Imagine building the same pedal, and only that pedal, every day for the rest of your life. You don't have time to build anything else, or experiment, because so many people want to buy your thing. And because you spent so much time getting it right, you're convinced no one else can duplicate your work. You don't have time to release anything else because you don't have the time to dedicate to new projects that you had to devote to your old project. Eventually someone reverse engineers your work ... you've been careful about who you sell to because you have a reputation to protect, but other people aren't, so opinions start to pop up that aren't glowing reviews of the pedal. You see the writing on the wall and you're sick of doing the same thing over and over again, so you give it a rest, and then even more of the clones pop up. Then you go on the forums and everyone's saying absurd things about it and saying really nasty things about you, saying that you're lazy for not continuing to build something that has consumed the last 10-15 years of your life, or saying that you're a ridiculous person who no one should take seriously, and so forth. Why would you go out of your way to make those people happy?
And let's top it all off with you live in a city with a high cost of living, so even a small loss of market share can harm your standard of living, which isn't that good to begin with -- you still live in an apartment, and you're probably not saving much money, either. Even seeing that your pedal has been reverse engineered means that you need to make a decision: Will someone clone my pedal? What if people stop paying my asking price because it's being reproduced much cheaper (say, $62?)? You need to make a decision now -- and you decide that you need to find work without such reliance on a fickle marketplace where you can't compete. So you stop production and start obsessively testing a method of someone else reproducing your product to your specifications. In the time it takes you to do that, everyone and their brother is flooding the market with copies of your circuit, and by the time it takes to actually launch the product, the forum situation has really gotten out of hand and it just seems really stupid. To top it all off, you're not entirely happy with the work the fab house did, so you have to go back to the drawing board.
At what point in that does everyone think it's reasonable for the guy to just go do something else without everyone saying nasty things about them? Or is it just that he gave his opinion in an interview?
Does he have an overinflated opinion of the components in his pedal?
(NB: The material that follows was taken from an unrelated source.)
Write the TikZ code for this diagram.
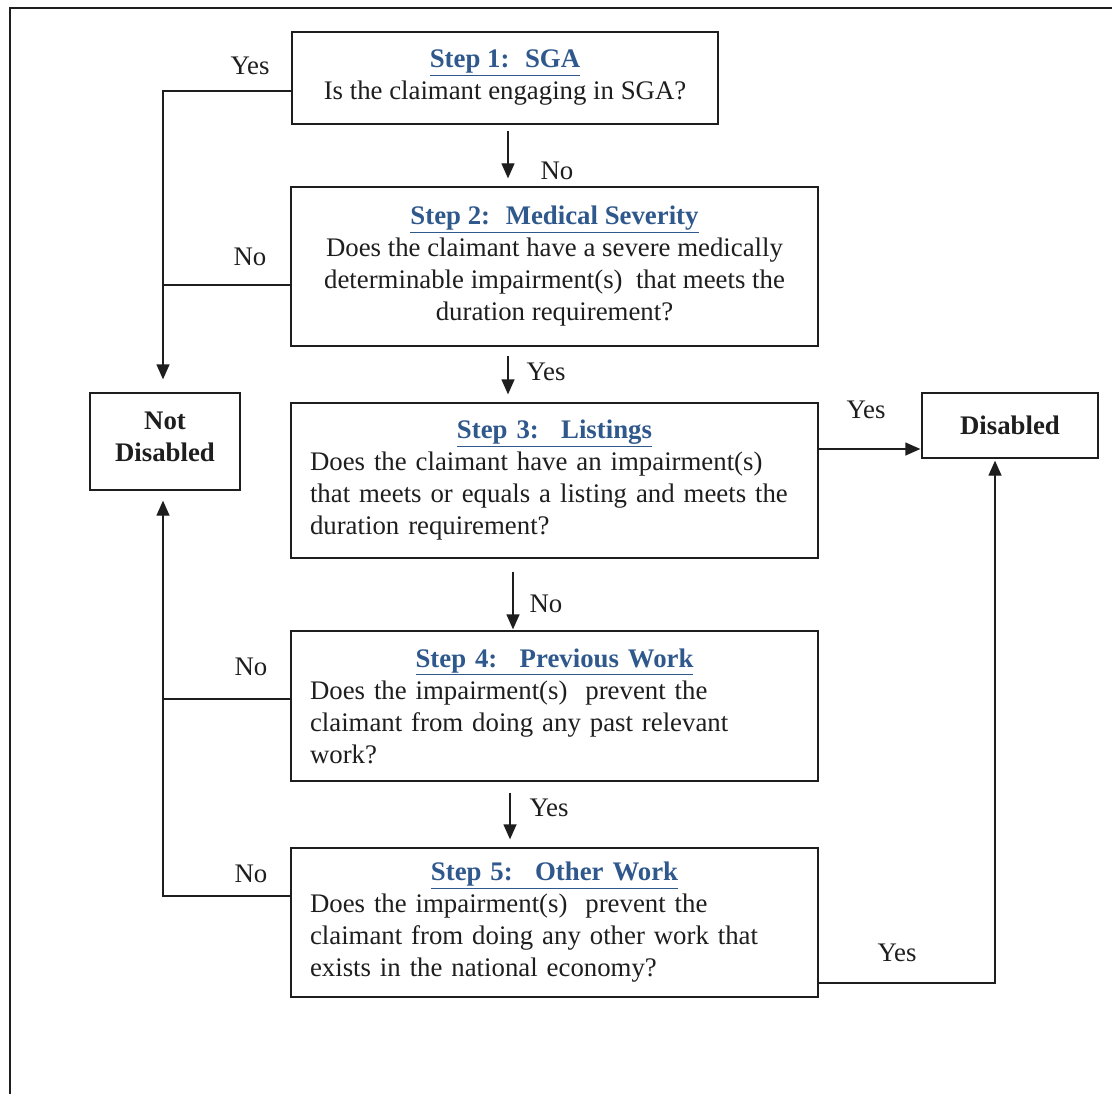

Maybe. That could be ignorance -- he's not an engineer, after all. But if he's convinced that the components matter that much, he really does have more experience than anyone else on the planet and certainly has a right to be distressed when other people claim that theirs sounds "exactly the same as" his, when he knows that at least one component is different (whether or not he understands that that component is duplicable).
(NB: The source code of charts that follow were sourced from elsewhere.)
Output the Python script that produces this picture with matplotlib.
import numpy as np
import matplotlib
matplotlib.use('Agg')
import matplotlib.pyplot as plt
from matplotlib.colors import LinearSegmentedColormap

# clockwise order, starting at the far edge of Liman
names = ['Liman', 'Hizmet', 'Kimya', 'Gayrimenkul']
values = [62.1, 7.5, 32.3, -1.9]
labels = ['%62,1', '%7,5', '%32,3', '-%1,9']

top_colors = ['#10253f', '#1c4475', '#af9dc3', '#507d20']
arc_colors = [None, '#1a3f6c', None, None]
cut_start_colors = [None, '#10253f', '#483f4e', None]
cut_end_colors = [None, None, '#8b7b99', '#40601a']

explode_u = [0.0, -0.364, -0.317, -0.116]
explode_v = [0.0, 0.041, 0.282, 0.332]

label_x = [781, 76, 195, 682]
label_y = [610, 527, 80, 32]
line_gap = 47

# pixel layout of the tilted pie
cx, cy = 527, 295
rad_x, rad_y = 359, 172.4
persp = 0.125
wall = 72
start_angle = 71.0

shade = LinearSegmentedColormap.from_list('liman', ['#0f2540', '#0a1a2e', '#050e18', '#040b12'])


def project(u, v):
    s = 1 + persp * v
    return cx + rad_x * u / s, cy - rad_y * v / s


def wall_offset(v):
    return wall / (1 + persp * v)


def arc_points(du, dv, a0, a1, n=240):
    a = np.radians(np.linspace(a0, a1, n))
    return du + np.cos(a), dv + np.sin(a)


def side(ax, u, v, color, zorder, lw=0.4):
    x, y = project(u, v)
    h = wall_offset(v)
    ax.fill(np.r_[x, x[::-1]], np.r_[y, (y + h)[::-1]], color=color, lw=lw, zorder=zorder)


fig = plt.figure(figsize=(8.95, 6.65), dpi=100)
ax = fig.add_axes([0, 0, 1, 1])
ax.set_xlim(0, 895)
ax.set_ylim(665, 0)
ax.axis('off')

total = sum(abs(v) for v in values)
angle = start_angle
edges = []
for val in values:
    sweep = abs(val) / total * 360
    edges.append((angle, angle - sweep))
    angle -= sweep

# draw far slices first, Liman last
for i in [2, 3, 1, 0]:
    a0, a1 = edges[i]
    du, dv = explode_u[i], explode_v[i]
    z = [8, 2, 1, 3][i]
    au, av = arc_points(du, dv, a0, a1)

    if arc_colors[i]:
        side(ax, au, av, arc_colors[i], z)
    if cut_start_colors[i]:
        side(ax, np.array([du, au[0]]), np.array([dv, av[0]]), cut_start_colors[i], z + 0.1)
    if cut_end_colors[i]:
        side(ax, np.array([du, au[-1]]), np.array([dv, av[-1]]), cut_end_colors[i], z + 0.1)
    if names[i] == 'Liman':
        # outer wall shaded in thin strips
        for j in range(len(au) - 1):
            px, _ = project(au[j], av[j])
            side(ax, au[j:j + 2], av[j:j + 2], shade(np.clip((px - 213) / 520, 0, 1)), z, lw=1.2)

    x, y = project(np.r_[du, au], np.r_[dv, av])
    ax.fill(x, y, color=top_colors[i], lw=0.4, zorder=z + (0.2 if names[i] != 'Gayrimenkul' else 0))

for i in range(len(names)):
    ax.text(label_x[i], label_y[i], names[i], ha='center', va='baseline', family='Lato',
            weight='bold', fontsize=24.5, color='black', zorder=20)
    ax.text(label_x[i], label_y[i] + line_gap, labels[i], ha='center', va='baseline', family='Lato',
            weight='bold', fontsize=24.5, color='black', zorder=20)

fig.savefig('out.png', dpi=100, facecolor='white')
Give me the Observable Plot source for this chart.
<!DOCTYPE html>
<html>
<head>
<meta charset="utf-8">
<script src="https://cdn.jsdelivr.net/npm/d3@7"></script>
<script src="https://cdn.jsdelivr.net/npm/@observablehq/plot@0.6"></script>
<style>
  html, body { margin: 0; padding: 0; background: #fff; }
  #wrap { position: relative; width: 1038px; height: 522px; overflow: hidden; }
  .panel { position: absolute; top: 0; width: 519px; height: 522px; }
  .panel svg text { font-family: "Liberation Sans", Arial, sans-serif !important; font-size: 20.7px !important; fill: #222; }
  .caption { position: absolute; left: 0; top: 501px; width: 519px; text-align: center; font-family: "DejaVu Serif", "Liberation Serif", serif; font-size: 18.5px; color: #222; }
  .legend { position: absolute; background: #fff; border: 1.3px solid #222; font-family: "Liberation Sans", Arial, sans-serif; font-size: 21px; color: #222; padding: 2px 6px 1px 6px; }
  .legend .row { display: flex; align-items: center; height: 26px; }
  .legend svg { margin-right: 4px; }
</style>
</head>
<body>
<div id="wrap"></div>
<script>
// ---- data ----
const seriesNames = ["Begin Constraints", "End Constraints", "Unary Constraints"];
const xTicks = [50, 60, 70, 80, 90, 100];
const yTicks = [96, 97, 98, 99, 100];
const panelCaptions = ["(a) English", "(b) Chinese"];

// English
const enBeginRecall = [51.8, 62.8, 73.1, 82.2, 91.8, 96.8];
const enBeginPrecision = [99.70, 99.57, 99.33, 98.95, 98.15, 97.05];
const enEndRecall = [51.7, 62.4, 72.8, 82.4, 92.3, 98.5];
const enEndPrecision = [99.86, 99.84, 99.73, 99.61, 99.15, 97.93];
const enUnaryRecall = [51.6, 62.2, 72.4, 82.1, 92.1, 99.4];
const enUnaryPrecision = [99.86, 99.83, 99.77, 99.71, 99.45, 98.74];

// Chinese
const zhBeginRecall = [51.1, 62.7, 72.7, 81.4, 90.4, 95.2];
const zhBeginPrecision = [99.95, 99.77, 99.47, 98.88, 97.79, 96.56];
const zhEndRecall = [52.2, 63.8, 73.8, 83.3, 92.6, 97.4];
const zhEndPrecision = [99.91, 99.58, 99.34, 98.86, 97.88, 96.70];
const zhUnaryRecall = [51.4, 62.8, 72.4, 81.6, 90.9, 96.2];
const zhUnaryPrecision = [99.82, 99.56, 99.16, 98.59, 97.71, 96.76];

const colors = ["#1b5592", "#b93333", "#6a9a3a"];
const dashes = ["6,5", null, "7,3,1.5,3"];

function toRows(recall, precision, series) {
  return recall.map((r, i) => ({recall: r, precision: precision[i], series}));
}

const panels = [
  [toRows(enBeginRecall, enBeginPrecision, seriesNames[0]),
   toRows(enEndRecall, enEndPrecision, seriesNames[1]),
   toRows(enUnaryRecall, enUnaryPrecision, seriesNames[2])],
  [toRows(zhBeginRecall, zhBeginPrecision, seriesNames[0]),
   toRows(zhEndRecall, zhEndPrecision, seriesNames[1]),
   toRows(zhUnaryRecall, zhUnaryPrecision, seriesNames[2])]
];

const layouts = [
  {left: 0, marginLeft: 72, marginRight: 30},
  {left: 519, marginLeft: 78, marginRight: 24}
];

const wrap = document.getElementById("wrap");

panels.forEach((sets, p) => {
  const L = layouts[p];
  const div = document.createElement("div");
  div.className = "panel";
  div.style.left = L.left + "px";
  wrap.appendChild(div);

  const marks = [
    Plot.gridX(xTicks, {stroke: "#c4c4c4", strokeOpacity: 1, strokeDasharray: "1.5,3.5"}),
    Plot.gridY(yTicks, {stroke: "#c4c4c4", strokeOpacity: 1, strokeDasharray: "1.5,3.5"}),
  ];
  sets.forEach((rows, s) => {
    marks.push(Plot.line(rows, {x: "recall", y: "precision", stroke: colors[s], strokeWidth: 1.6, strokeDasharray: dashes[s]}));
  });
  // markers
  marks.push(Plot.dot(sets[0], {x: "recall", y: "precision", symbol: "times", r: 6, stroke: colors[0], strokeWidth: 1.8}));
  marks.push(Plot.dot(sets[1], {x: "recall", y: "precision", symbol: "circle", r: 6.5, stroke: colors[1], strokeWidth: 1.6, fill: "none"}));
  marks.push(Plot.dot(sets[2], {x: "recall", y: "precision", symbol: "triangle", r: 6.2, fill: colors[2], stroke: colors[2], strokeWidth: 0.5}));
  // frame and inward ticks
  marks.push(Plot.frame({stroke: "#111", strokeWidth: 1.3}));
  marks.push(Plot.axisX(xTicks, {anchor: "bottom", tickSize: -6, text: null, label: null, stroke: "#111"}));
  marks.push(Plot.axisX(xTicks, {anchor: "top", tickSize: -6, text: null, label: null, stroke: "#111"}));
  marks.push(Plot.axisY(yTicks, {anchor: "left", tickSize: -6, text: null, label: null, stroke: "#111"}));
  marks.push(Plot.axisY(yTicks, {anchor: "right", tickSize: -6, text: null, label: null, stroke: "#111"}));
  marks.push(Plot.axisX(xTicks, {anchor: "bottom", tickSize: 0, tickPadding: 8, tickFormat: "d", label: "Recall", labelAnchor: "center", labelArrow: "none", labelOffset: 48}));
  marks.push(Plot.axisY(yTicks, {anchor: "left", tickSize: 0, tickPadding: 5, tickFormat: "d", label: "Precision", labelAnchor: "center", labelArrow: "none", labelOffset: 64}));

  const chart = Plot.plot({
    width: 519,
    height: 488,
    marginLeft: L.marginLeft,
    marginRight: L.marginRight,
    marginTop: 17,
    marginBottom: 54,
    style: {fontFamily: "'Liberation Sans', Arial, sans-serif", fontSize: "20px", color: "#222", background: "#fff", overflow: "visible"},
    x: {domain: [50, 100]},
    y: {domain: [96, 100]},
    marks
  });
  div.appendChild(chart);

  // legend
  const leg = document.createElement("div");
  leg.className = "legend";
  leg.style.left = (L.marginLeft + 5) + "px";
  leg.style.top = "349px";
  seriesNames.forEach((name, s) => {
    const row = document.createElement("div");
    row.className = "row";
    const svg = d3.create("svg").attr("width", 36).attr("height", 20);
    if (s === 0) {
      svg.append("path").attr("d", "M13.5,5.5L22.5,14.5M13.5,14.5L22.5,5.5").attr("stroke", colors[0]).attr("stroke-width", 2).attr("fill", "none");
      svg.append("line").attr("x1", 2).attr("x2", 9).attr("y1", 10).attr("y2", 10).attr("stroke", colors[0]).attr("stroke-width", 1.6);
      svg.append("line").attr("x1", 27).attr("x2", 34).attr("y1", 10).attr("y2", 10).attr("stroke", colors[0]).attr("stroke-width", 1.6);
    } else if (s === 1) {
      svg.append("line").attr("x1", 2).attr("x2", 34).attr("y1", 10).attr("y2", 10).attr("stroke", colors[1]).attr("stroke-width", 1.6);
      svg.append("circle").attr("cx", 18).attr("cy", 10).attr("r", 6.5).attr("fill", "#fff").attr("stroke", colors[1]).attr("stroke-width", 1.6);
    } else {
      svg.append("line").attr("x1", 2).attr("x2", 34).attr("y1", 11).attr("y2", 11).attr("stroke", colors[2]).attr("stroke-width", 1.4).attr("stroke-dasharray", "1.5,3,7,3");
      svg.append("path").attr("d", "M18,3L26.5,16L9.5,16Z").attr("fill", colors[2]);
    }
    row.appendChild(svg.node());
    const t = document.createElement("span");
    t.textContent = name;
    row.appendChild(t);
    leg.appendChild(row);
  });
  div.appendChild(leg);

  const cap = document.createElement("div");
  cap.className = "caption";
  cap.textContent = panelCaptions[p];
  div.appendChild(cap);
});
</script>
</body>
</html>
Even PaulC stopped building the Tim, for some of the same reasons Bill F stopped building his pedal ... and the clone market for Tim-alikes is much, much smaller (even including the Lovepedal nonsense).
Imagine building the same pedal, and only that pedal, every day for the rest of your life. You don't have time to build anything else, or experiment, because so many people want to buy your thing. And because you spent so much time getting it right, you're convinced no one else can duplicate your work. You don't have time to release anything else because you don't have the time to dedicate to new projects that you had to devote to your old project. Eventually someone reverse engineers your work ... you've been careful about who you sell to because you have a reputation to protect, but other people aren't, so opinions start to pop up that aren't glowing reviews of the pedal. You see the writing on the wall and you're sick of doing the same thing over and over again, so you give it a rest, and then even more of the clones pop up. Then you go on the forums and everyone's saying absurd things about it and saying really nasty things about you, saying that you're lazy for not continuing to build something that has consumed the last 10-15 years of your life, or saying that you're a ridiculous person who no one should take seriously, and so forth. Why would you go out of your way to make those people happy?
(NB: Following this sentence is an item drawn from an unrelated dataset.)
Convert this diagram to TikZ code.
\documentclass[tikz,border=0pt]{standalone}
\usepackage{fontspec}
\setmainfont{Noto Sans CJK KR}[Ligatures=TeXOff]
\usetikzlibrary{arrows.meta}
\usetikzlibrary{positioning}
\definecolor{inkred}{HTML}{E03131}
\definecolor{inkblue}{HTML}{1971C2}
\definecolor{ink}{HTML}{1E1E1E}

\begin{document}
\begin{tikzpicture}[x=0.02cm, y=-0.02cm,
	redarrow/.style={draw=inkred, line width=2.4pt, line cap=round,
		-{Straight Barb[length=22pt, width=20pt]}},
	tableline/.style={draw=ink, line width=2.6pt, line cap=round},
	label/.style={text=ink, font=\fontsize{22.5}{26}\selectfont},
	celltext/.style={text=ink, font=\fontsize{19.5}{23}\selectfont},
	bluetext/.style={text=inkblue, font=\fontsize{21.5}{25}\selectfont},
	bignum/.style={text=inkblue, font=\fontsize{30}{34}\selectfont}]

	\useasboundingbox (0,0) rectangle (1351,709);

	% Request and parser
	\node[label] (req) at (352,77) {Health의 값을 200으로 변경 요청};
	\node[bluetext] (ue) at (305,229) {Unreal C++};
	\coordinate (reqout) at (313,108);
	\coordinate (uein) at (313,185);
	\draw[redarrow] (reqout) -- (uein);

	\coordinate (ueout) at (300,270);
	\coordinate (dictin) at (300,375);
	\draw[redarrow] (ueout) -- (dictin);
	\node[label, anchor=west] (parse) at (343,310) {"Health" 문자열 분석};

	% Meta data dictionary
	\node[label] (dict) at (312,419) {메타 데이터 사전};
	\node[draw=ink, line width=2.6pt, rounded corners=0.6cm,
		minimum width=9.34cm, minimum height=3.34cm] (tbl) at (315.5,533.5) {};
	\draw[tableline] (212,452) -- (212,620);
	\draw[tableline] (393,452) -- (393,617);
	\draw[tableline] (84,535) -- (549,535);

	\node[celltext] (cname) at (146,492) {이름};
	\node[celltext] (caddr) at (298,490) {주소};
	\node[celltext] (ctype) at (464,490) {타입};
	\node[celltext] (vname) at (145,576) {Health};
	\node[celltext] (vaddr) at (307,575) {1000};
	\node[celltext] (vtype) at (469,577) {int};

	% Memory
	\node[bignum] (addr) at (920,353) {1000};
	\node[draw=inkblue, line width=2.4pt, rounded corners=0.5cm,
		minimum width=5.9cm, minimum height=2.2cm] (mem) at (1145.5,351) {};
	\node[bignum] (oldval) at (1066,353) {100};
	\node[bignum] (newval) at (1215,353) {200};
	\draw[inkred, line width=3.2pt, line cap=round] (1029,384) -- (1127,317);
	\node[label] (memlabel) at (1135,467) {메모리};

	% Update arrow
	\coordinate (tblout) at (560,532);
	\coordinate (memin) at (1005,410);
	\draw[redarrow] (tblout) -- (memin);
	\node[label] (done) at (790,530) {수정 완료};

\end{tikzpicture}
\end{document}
And let's top it all off with you live in a city with a high cost of living, so even a small loss of market share can harm your standard of living, which isn't that good to begin with -- you still live in an apartment, and you're probably not saving much money, either. Even seeing that your pedal has been reverse engineered means that you need to make a decision: Will someone clone my pedal? What if people stop paying my asking price because it's being reproduced much cheaper (say, $62?)? You need to make a decision now -- and you decide that you need to find work without such reliance on a fickle marketplace where you can't compete. So you stop production and start obsessively testing a method of someone else reproducing your product to your specifications. In the time it takes you to do that, everyone and their brother is flooding the market with copies of your circuit, and by the time it takes to actually launch the product, the forum situation has really gotten out of hand and it just seems really stupid. To top it all off, you're not entirely happy with the work the fab house did, so you have to go back to the drawing board.
At what point in that does everyone think it's reasonable for the guy to just go do something else without everyone saying nasty things about them? Or is it just that he gave his opinion in an interview?
Does he have an overinflated opinion of the components in his pedal? Maybe. That could be ignorance -- he's not an engineer, after all. But if he's convinced that the components matter that much, he really does have more experience than anyone else on the planet and certainly has a right to be distressed when other people claim that theirs sounds "exactly the same as" his, when he knows that at least one component is different (whether or not he understands that that component is duplicable).
Even PaulC stopped building the Tim, for some of the same reasons Bill F stopped building his pedal ... and the clone market for Tim-alikes is much, much smaller (even including the Lovepedal nonsense).